Exercise goal —
Transcribe the whole listing without a single picture.

────────────────────────────────────────

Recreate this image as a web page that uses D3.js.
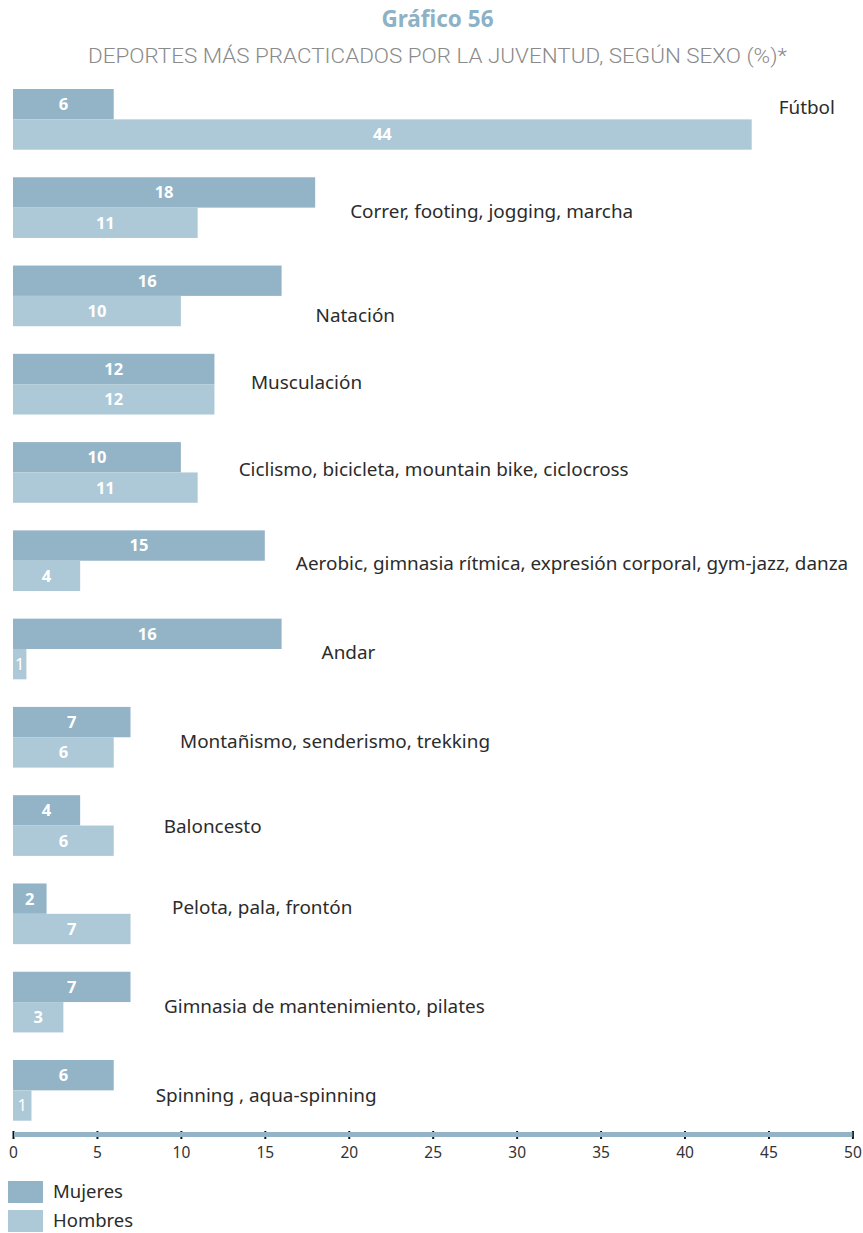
<!DOCTYPE html>
<html><head><meta charset="utf-8">
<script src="https://cdn.jsdelivr.net/npm/d3@7"></script>
<style>body{margin:0;background:#fff}svg{display:block}</style>
</head><body>
<svg id="chart" width="863" height="1233"></svg>
<script>
const categories = ["Fútbol","Correr, footing, jogging, marcha","Natación","Musculación","Ciclismo, bicicleta, mountain bike, ciclocross","Aerobic, gimnasia rítmica, expresión corporal, gym-jazz, danza","Andar","Montañismo, senderismo, trekking","Baloncesto","Pelota, pala, frontón","Gimnasia de mantenimiento, pilates","Spinning , aqua-spinning"];
const mujeres = [6,18,16,12,10,15,16,7,4,2,7,6];
const hombres = [44,11,10,12,11,4,0.8,6,6,7,3,1.1];
const seriesNames = ["Mujeres","Hombres"];
const xTicks = [0,5,10,15,20,25,30,35,40,45,50];
const title = "Gráfico 56";
const subtitle = "DEPORTES MÁS PRACTICADOS POR LA JUVENTUD, SEGÚN SEXO (%)*";

// layout (label placement offsets in px, not data)
const labelDx = [27,35,34,36.5,41,31,40,49.5,50,41.5,33.5,42];
const labelDy = [18,33.7,49.5,28.2,26.9,32.6,33.4,34.1,30.8,23.6,34.3,35];

const colors = {Mujeres:"#93b4c7", Hombres:"#adc9d7"};
const font = "'Noto Sans', 'Open Sans', sans-serif";

const svg = d3.select("#chart");
const x = d3.scaleLinear().domain([0,50]).range([13,852.4]);
const y = d3.scaleBand().domain(categories).range([89,1120.7]).paddingInner(0.3124).paddingOuter(0);
const sub = d3.scaleBand().domain(seriesNames).range([0,y.bandwidth()]);

svg.append("text").attr("x",437.5).attr("y",27).attr("text-anchor","middle")
  .attr("font-family",font).attr("font-weight",700).attr("font-size",22.5).attr("fill","#8db2c6").text(title);
svg.append("text").attr("x",437.5).attr("y",63).attr("text-anchor","middle")
  .attr("font-family","Roboto, sans-serif").attr("font-weight",300).attr("font-size",21)
  .attr("textLength",699).attr("lengthAdjust","spacingAndGlyphs")
  .attr("fill","#8a8a8a").text(subtitle);

const rows = categories.map((c,i)=>({c,i,vals:[{s:"Mujeres",v:mujeres[i]},{s:"Hombres",v:hombres[i]}]}));
const g = svg.selectAll("g.row").data(rows).join("g").attr("class","row")
  .attr("transform",d=>`translate(0,${y(d.c)})`);
g.selectAll("rect").data(d=>d.vals).join("rect")
  .attr("x",x(0)).attr("y",d=>sub(d.s)).attr("width",d=>x(d.v)-x(0)).attr("height",sub.bandwidth())
  .attr("fill",d=>colors[d.s]);
g.selectAll("text.val").data(d=>d.vals).join("text").attr("class","val")
  .attr("x",d=>(x(0)+x(d.v))/2).attr("y",d=>sub(d.s)+sub.bandwidth()/2).attr("dy","0.36em")
  .attr("text-anchor","middle").attr("font-family",font)
  .attr("font-weight",d=>d.v<1.5?400:700).attr("font-size",16.5).attr("fill","#fff").text(d=>Math.round(d.v));
g.append("text").attr("class","lab")
  .attr("x",d=>x(Math.max(mujeres[d.i],hombres[d.i]))+labelDx[d.i])
  .attr("y",d=>labelDy[d.i]).attr("dy","0.35em")
  .attr("font-family",font).attr("font-size",18.9).attr("fill","#2b2b2b").text(d=>d.c);

// axis
const axisG = svg.append("g").attr("transform","translate(0,1131)")
  .call(d3.axisBottom(x).tickValues(xTicks).tickSize(8).tickPadding(8).tickSizeOuter(0));
axisG.select(".domain").remove();
axisG.selectAll(".tick line").attr("stroke","#111").attr("stroke-width",2);
axisG.selectAll(".tick text").attr("font-family",font).attr("font-size",15.5).attr("fill","#333");
svg.append("rect").attr("x",x(0)+1).attr("y",1132).attr("width",x(50)-x(0)-1).attr("height",5).attr("fill","#93b4c7");

// legend
const lg = svg.selectAll("g.leg").data(seriesNames).join("g").attr("class","leg")
  .attr("transform",(d,i)=>`translate(8,${1181+i*29})`);
lg.append("rect").attr("width",35).attr("height",22).attr("fill",d=>colors[d]);
lg.append("text").attr("x",45).attr("y",11).attr("dy","0.35em").attr("font-family",font)
  .attr("font-size",18.5).attr("fill","#2b2b2b").text(d=>d);
</script>
</body></html>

────────────────────────────────────────

Result of the exercise —
Recreate this image as a web page that uses D3.js.
<!DOCTYPE html>
<html><head><meta charset="utf-8">
<script src="https://cdn.jsdelivr.net/npm/d3@7"></script>
<style>body{margin:0;background:#fff}svg{display:block}</style>
</head><body>
<svg id="chart" width="863" height="1233"></svg>
<script>
const categories = ["Fútbol","Correr, footing, jogging, marcha","Natación","Musculación","Ciclismo, bicicleta, mountain bike, ciclocross","Aerobic, gimnasia rítmica, expresión corporal, gym-jazz, danza","Andar","Montañismo, senderismo, trekking","Baloncesto","Pelota, pala, frontón","Gimnasia de mantenimiento, pilates","Spinning , aqua-spinning"];
const mujeres = [6,18,16,12,10,15,16,7,4,2,7,6];
const hombres = [44,11,10,12,11,4,0.8,6,6,7,3,1.1];
const seriesNames = ["Mujeres","Hombres"];
const xTicks = [0,5,10,15,20,25,30,35,40,45,50];
const title = "Gráfico 56";
const subtitle = "DEPORTES MÁS PRACTICADOS POR LA JUVENTUD, SEGÚN SEXO (%)*";

// layout (label placement offsets in px, not data)
const labelDx = [27,35,34,36.5,41,31,40,49.5,50,41.5,33.5,42];
const labelDy = [18,33.7,49.5,28.2,26.9,32.6,33.4,34.1,30.8,23.6,34.3,35];

const colors = {Mujeres:"#93b4c7", Hombres:"#adc9d7"};
const font = "'Noto Sans', 'Open Sans', sans-serif";

const svg = d3.select("#chart");
const x = d3.scaleLinear().domain([0,50]).range([13,852.4]);
const y = d3.scaleBand().domain(categories).range([89,1120.7]).paddingInner(0.3124).paddingOuter(0);
const sub = d3.scaleBand().domain(seriesNames).range([0,y.bandwidth()]);

svg.append("text").attr("x",437.5).attr("y",27).attr("text-anchor","middle")
  .attr("font-family",font).attr("font-weight",700).attr("font-size",22.5).attr("fill","#8db2c6").text(title);
svg.append("text").attr("x",437.5).attr("y",63).attr("text-anchor","middle")
  .attr("font-family","Roboto, sans-serif").attr("font-weight",300).attr("font-size",21)
  .attr("textLength",699).attr("lengthAdjust","spacingAndGlyphs")
  .attr("fill","#8a8a8a").text(subtitle);

const rows = categories.map((c,i)=>({c,i,vals:[{s:"Mujeres",v:mujeres[i]},{s:"Hombres",v:hombres[i]}]}));
const g = svg.selectAll("g.row").data(rows).join("g").attr("class","row")
  .attr("transform",d=>`translate(0,${y(d.c)})`);
g.selectAll("rect").data(d=>d.vals).join("rect")
  .attr("x",x(0)).attr("y",d=>sub(d.s)).attr("width",d=>x(d.v)-x(0)).attr("height",sub.bandwidth())
  .attr("fill",d=>colors[d.s]);
g.selectAll("text.val").data(d=>d.vals).join("text").attr("class","val")
  .attr("x",d=>(x(0)+x(d.v))/2).attr("y",d=>sub(d.s)+sub.bandwidth()/2).attr("dy","0.36em")
  .attr("text-anchor","middle").attr("font-family",font)
  .attr("font-weight",d=>d.v<1.5?400:700).attr("font-size",16.5).attr("fill","#fff").text(d=>Math.round(d.v));
g.append("text").attr("class","lab")
  .attr("x",d=>x(Math.max(mujeres[d.i],hombres[d.i]))+labelDx[d.i])
  .attr("y",d=>labelDy[d.i]).attr("dy","0.35em")
  .attr("font-family",font).attr("font-size",18.9).attr("fill","#2b2b2b").text(d=>d.c);

// axis
const axisG = svg.append("g").attr("transform","translate(0,1131)")
  .call(d3.axisBottom(x).tickValues(xTicks).tickSize(8).tickPadding(8).tickSizeOuter(0));
axisG.select(".domain").remove();
axisG.selectAll(".tick line").attr("stroke","#111").attr("stroke-width",2);
axisG.selectAll(".tick text").attr("font-family",font).attr("font-size",15.5).attr("fill","#333");
svg.append("rect").attr("x",x(0)+1).attr("y",1132).attr("width",x(50)-x(0)-1).attr("height",5).attr("fill","#93b4c7");

// legend
const lg = svg.selectAll("g.leg").data(seriesNames).join("g").attr("class","leg")
  .attr("transform",(d,i)=>`translate(8,${1181+i*29})`);
lg.append("rect").attr("width",35).attr("height",22).attr("fill",d=>colors[d]);
lg.append("text").attr("x",45).attr("y",11).attr("dy","0.35em").attr("font-family",font)
  .attr("font-size",18.5).attr("fill","#2b2b2b").text(d=>d);
</script>
</body></html>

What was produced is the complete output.